::: STORED DATA

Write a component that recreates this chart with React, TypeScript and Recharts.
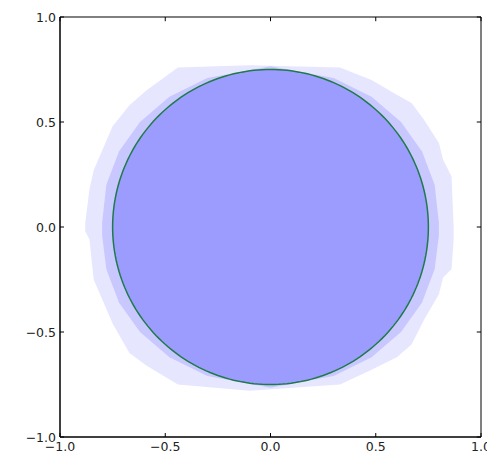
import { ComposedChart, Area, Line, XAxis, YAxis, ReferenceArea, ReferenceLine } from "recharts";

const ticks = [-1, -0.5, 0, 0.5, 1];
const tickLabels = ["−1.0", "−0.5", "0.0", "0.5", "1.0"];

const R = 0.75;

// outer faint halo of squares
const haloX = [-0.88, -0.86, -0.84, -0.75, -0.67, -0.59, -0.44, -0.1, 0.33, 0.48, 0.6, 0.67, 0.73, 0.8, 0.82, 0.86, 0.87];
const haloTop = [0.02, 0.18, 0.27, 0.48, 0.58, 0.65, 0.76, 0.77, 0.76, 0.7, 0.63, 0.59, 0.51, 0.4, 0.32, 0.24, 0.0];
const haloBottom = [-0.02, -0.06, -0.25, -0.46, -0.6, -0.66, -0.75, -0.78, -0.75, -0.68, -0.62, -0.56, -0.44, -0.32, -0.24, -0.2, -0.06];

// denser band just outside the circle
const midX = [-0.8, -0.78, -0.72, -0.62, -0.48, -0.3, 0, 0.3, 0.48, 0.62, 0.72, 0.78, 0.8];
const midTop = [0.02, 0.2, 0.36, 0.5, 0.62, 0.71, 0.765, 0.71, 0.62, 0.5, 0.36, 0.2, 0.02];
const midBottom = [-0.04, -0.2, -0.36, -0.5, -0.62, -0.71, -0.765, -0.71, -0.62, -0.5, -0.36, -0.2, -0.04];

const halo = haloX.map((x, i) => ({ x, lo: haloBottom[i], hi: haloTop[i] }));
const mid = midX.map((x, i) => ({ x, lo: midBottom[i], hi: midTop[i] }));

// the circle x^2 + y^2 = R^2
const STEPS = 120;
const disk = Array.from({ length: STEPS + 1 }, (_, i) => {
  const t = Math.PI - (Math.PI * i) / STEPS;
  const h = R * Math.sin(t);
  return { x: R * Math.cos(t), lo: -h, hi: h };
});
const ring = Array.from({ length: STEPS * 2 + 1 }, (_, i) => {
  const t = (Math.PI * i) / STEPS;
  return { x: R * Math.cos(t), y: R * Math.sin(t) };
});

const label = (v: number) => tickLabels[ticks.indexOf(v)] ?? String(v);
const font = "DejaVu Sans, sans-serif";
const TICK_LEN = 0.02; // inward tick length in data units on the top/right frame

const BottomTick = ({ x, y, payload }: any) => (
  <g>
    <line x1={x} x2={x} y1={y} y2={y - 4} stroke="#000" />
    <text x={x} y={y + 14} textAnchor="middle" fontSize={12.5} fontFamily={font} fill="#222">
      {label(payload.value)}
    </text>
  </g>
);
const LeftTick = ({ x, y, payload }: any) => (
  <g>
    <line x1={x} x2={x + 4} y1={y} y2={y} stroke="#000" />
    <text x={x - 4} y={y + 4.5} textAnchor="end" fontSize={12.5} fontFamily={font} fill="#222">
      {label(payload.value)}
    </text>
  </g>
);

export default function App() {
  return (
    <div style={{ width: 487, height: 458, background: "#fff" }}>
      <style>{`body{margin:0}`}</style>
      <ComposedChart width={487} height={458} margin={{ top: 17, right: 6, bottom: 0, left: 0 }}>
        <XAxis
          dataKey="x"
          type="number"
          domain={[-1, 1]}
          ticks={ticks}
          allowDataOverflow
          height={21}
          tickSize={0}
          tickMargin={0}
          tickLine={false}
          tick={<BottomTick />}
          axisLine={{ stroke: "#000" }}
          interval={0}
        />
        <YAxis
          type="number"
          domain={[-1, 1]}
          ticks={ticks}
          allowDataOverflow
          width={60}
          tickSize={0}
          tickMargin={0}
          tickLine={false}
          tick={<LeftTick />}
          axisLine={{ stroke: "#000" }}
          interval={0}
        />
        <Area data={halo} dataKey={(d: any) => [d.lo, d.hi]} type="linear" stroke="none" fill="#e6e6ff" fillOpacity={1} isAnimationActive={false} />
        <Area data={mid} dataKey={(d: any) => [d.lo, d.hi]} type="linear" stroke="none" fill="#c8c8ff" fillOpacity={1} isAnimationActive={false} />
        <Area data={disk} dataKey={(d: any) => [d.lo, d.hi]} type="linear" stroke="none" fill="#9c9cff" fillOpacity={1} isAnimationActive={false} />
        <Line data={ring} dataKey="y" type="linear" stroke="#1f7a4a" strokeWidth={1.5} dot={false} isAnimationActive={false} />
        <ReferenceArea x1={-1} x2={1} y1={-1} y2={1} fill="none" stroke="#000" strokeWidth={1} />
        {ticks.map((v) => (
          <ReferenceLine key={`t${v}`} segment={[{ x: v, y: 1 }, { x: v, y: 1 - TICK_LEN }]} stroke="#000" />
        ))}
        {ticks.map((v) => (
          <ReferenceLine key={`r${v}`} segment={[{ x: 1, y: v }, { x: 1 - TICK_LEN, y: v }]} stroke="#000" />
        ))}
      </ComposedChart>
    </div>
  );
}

::::::

**EXERCISE DESCRIPTION:**
Set down again, exactly, the lines of the material above from its first line to the one with "const mid = midX.map((x, i)", inclusive. Leave the pictures out.

**FINISHED ANSWER:**
Write a component that recreates this chart with React, TypeScript and Recharts.
import { ComposedChart, Area, Line, XAxis, YAxis, ReferenceArea, ReferenceLine } from "recharts";

const ticks = [-1, -0.5, 0, 0.5, 1];
const tickLabels = ["−1.0", "−0.5", "0.0", "0.5", "1.0"];

const R = 0.75;

// outer faint halo of squares
const haloX = [-0.88, -0.86, -0.84, -0.75, -0.67, -0.59, -0.44, -0.1, 0.33, 0.48, 0.6, 0.67, 0.73, 0.8, 0.82, 0.86, 0.87];
const haloTop = [0.02, 0.18, 0.27, 0.48, 0.58, 0.65, 0.76, 0.77, 0.76, 0.7, 0.63, 0.59, 0.51, 0.4, 0.32, 0.24, 0.0];
const haloBottom = [-0.02, -0.06, -0.25, -0.46, -0.6, -0.66, -0.75, -0.78, -0.75, -0.68, -0.62, -0.56, -0.44, -0.32, -0.24, -0.2, -0.06];

// denser band just outside the circle
const midX = [-0.8, -0.78, -0.72, -0.62, -0.48, -0.3, 0, 0.3, 0.48, 0.62, 0.72, 0.78, 0.8];
const midTop = [0.02, 0.2, 0.36, 0.5, 0.62, 0.71, 0.765, 0.71, 0.62, 0.5, 0.36, 0.2, 0.02];
const midBottom = [-0.04, -0.2, -0.36, -0.5, -0.62, -0.71, -0.765, -0.71, -0.62, -0.5, -0.36, -0.2, -0.04];

const halo = haloX.map((x, i) => ({ x, lo: haloBottom[i], hi: haloTop[i] }));
const mid = midX.map((x, i) => ({ x, lo: midBottom[i], hi: midTop[i] }));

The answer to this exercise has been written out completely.